YOUR TASK:
List, from the lines below, each one with "chart" in it.
┏━━
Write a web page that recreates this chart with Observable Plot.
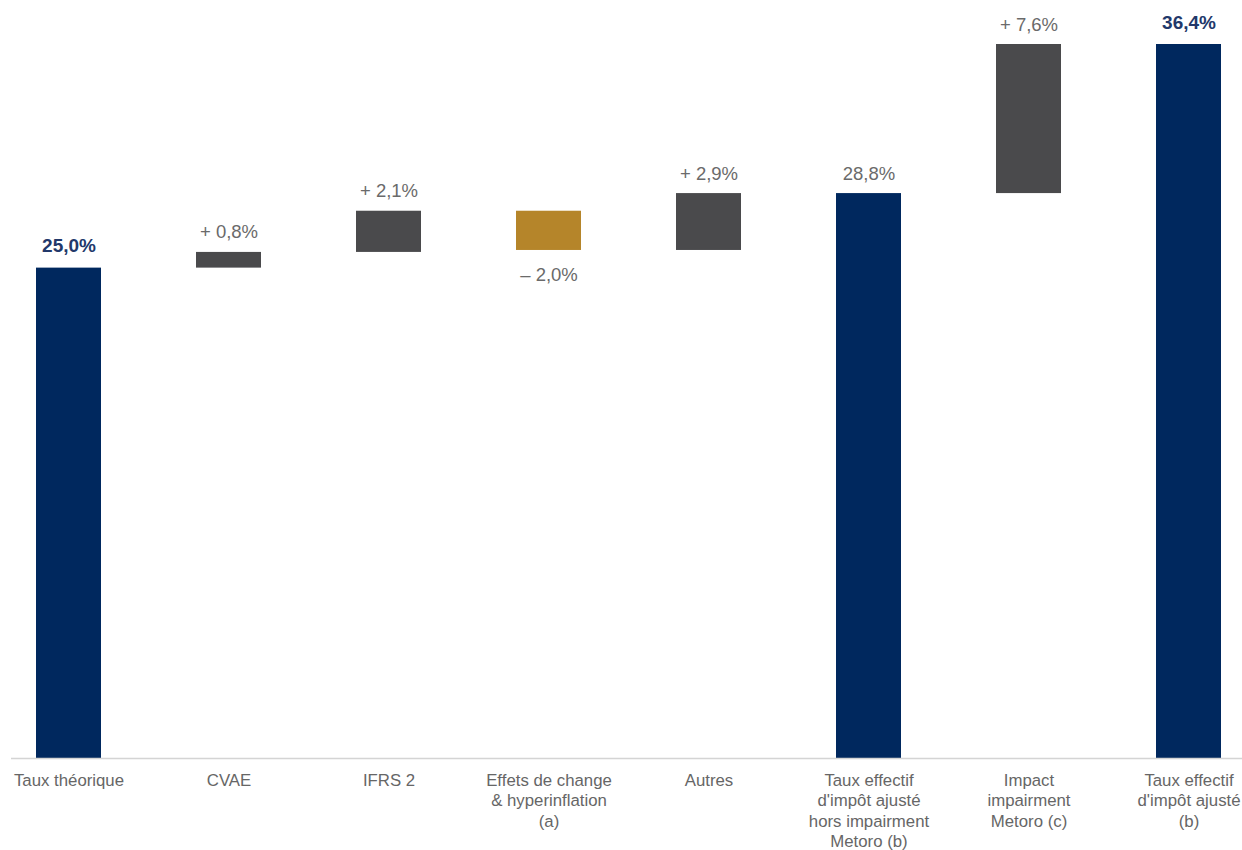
<!DOCTYPE html>
<html>
<head>
<meta charset="utf-8">
<script src="https://cdn.jsdelivr.net/npm/d3@7"></script>
<script src="https://cdn.jsdelivr.net/npm/@observablehq/plot@0.6"></script>
<style>
  html, body { margin: 0; padding: 0; background: #fff; }
  svg { overflow: visible; }
</style>
</head>
<body>
<div id="chart"></div>
<script>
const categories = [
  "Taux théorique",
  "CVAE",
  "IFRS 2",
  "Effets de change\n& hyperinflation\n(a)",
  "Autres",
  "Taux effectif\nd'impôt ajusté\nhors impairment\nMetoro (b)",
  "Impact\nimpairment\nMetoro (c)",
  "Taux effectif\nd'impôt ajusté\n(b)"
];
const values = [25.0, 0.8, 2.1, -2.0, 2.9, 28.8, 7.6, 36.4];
const kinds = ["total", "delta", "delta", "delta", "delta", "total", "delta", "total"];
const valueLabels = ["25,0%", "+ 0,8%", "+ 2,1%", "– 2,0%", "+ 2,9%", "28,8%", "+ 7,6%", "36,4%"];
const emphasis = [true, false, false, false, false, false, false, true];

const colors = { total: "#00285e", up: "#4a4a4c", down: "#b5852a" };

let running = 0;
const data = categories.map((c, i) => {
  let start, end;
  if (kinds[i] === "total") { start = 0; end = values[i]; running = values[i]; }
  else { start = running; end = running + values[i]; running = end; }
  const fill = kinds[i] === "total" ? colors.total : (values[i] >= 0 ? colors.up : colors.down);
  return {
    cat: c, start, end,
    top: Math.max(start, end), bottom: Math.min(start, end),
    neg: values[i] < 0, fill, label: valueLabels[i], bold: emphasis[i]
  };
});

const font = "'Liberation Sans', Arial, Helvetica, sans-serif";

const chart = Plot.plot({
  width: 1242,
  height: 850,
  marginLeft: 11,
  marginRight: 0,
  marginTop: 0,
  marginBottom: 92,
  style: { fontFamily: font, background: "transparent" },
  x: { domain: categories, range: [35, 1222], paddingInner: 0.595, paddingOuter: 0, label: null },
  y: { domain: [0, 36.4], range: [758, 44], axis: null },
  marks: [
    Plot.rectY(data, { x: "cat", y1: "start", y2: "end", fill: d => d.fill }),
    Plot.ruleY([0], { stroke: "#d4d4d4", strokeWidth: 1.5 }),
    Plot.axisX({ tickSize: 0, tickPadding: 13, fontSize: 16.8, lineHeight: 1.21, fill: "#666", label: null }),
    Plot.text(data.filter(d => !d.neg && !d.bold), {
      x: "cat", y: "top", text: "label", dy: -14, lineAnchor: "bottom",
      fontSize: 18.5, fill: "#6a6a6a"
    }),
    Plot.text(data.filter(d => d.bold), {
      x: "cat", y: "top", text: "label", dy: -16, lineAnchor: "bottom",
      fontSize: 19, fontWeight: "bold", fill: "#22386a"
    }),
    Plot.text(data.filter(d => d.neg), {
      x: "cat", y: "bottom", text: "label", dy: 17, lineAnchor: "top",
      fontSize: 18.5, fill: "#6a6a6a"
    })
  ]
});
document.getElementById("chart").appendChild(chart);
</script>
</body>
</html>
┗━━
FINISHED TASK:
Write a web page that recreates this chart with Observable Plot.
<div id="chart"></div>
const chart = Plot.plot({
document.getElementById("chart").appendChild(chart);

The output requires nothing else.